MATERIAL:
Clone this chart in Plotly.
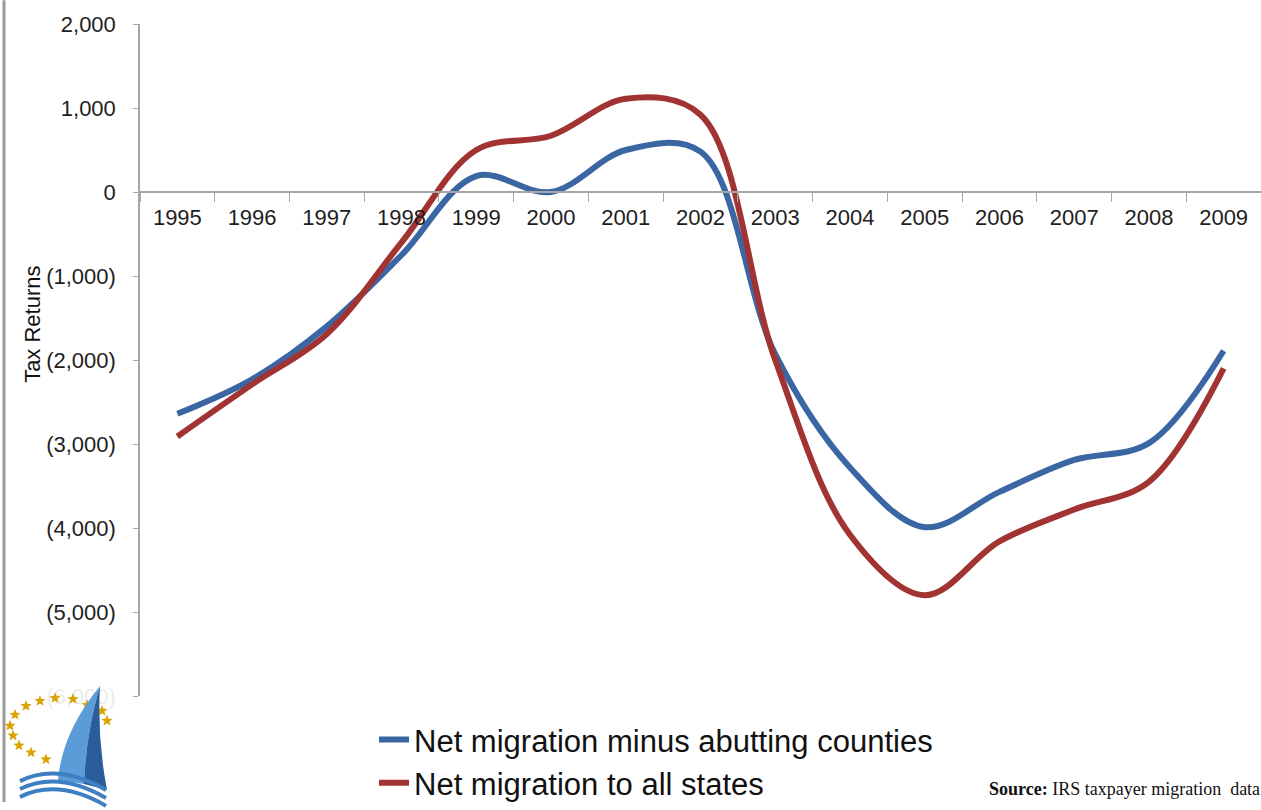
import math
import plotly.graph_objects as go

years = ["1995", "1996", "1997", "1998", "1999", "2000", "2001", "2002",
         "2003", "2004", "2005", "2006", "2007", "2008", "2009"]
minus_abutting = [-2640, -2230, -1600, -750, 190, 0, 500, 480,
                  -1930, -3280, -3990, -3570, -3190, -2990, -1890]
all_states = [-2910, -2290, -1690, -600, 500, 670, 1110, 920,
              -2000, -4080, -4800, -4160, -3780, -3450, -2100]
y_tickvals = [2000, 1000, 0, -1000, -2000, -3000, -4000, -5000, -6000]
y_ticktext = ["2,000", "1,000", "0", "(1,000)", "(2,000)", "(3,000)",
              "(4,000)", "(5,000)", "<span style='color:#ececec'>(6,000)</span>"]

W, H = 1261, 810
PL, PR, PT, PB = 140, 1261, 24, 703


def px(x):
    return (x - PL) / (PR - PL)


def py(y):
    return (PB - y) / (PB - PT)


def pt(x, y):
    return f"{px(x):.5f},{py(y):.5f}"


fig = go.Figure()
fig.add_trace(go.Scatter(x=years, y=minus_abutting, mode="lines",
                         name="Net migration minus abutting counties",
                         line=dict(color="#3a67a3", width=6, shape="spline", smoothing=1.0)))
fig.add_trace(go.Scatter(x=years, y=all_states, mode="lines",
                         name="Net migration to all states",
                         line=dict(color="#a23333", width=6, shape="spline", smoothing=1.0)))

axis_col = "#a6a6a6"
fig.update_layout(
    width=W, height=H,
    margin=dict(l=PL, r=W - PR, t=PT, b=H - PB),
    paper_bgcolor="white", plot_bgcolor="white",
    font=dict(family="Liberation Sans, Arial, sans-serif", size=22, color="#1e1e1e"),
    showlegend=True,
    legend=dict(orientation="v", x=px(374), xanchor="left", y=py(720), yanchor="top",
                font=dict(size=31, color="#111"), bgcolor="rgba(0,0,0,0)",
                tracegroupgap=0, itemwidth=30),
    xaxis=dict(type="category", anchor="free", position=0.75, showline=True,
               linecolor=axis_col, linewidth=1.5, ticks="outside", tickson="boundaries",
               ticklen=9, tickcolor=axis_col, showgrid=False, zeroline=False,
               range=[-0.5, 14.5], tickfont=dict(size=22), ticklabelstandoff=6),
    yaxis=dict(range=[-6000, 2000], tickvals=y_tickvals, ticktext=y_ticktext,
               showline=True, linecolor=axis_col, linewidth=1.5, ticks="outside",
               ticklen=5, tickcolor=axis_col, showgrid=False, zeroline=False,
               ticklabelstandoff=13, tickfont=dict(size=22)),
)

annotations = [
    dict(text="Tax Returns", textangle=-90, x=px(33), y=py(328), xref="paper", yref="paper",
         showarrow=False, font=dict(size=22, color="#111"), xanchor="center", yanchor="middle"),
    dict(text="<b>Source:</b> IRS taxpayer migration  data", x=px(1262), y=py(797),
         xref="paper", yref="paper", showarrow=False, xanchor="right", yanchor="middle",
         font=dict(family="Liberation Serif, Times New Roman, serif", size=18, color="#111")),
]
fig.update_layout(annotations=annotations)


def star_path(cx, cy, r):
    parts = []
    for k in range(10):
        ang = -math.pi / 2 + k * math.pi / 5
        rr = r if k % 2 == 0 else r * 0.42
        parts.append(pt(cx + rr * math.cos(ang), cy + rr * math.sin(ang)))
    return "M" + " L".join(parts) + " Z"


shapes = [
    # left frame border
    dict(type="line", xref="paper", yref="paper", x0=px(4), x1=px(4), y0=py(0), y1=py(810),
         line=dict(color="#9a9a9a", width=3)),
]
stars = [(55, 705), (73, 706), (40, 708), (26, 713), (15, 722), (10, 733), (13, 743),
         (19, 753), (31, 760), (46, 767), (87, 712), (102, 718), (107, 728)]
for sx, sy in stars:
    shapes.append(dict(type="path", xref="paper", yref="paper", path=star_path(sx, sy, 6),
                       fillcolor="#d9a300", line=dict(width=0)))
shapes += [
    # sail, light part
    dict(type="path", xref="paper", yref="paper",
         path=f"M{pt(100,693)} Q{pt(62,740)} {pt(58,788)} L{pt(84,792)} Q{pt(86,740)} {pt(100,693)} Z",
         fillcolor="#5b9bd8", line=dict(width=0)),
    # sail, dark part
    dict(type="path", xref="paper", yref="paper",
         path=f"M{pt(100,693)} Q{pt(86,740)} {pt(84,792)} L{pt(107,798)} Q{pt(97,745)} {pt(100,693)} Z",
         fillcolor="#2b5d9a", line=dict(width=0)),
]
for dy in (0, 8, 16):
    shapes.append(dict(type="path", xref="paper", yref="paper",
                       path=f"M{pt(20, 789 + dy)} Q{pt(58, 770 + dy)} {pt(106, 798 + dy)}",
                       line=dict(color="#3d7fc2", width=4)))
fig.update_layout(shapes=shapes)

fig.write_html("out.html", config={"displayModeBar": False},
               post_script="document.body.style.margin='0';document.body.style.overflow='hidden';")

PROBLEM DETAILS:
Print, exactly as written, the lines above from the first one to the one containing "import plotly.graph_objects as go". Leave out pictures.

WRITTEN REPLY:
Clone this chart in Plotly.
import math
import plotly.graph_objects as go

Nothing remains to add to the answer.